We disembarked at the final station and slouched past dim and silent kiosks through frosty glass doors into a gathering storm. John paused at a trash bin and whispered to Poe, then he sneered and dropped the puppet into the trash and walked on without a backward glance. I called out a feeble goodbye that John returned with a perfunctory wave, then he was in his car, its door thunking shut. I started my own rental and drove to the hotel near the Newburgh Airport where the night man had on a soccer game and was relaxing with a big stack of Jack Chick pamphlets. I bought a soda from the machine in the hall because my tongue was swollen and leathery.

Man, it was a real let down.

I peeled some bills off the dwindling roll and left them on the coffee table for the maid, hoping she’d get them after the cops and the medics were done.
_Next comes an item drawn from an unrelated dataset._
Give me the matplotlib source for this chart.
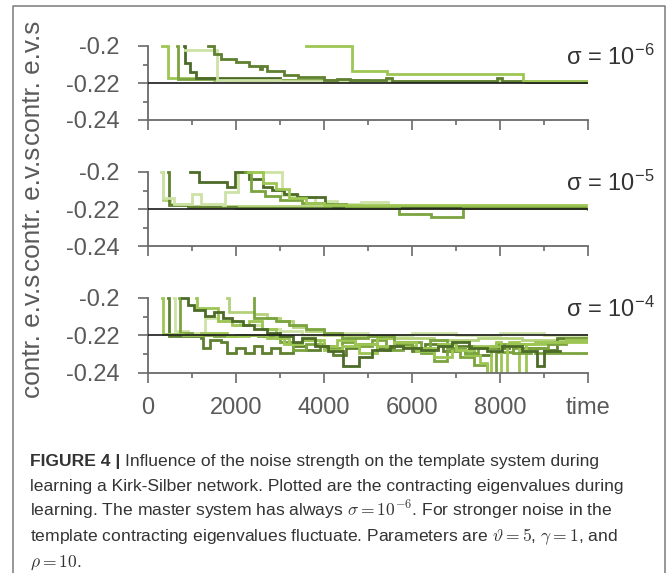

I sat on the edge of the unmussed bed in that sterile, neatas-a-pin, one-hundred-and-twenty-dollar-a-night hotel room. It began to snow and flakes piled against the window. The television was broadcasting nonsense; chains of American flags, sun and moon sliding atop one another to make black rings, my wife’s face in the faces of enemies and strangers, a Nazi aiming his rifle at another man’s back, tribal hunters racing across a moor, snarls done in red ocher, Sufis keening in a temple, my wife again and again, and Mandibole cutting through it all, speaking in tongues except for one clear strain in the cacophony: clear as a bell Michael intoning through the creature’s mouth that nothing was ever easy, not this easy, and that nothing was ever clean, this wouldn’t be clean, the Eternal Footman had the check ready, no shirking the bill, no escape. This couldn’t end like this because nothing ever really ended, matter simply deformed, that’s what the Purple People Eaters wanted to tell us, why they’d sent a representative across the spoiled Milky Way to spread the word.

The blonde laughed at me as her eyes slid around most frightfully and my wife’s head superimposed and shimmered there, rippling with static, frozen in time.

I picked up the gun and I thought about my dogs that she kept in the divorce, and I thought of her as she was when we met, when she told me that it was over, and that disembodied voice replayed in my ear, promising that it would never be over, and I wished I’d run after John, wished that I’d rescued Poe from the trashcan grave and maybe I should put the gun down and get into the car and go do just that, but in this universe I’d already squeezed the trigger.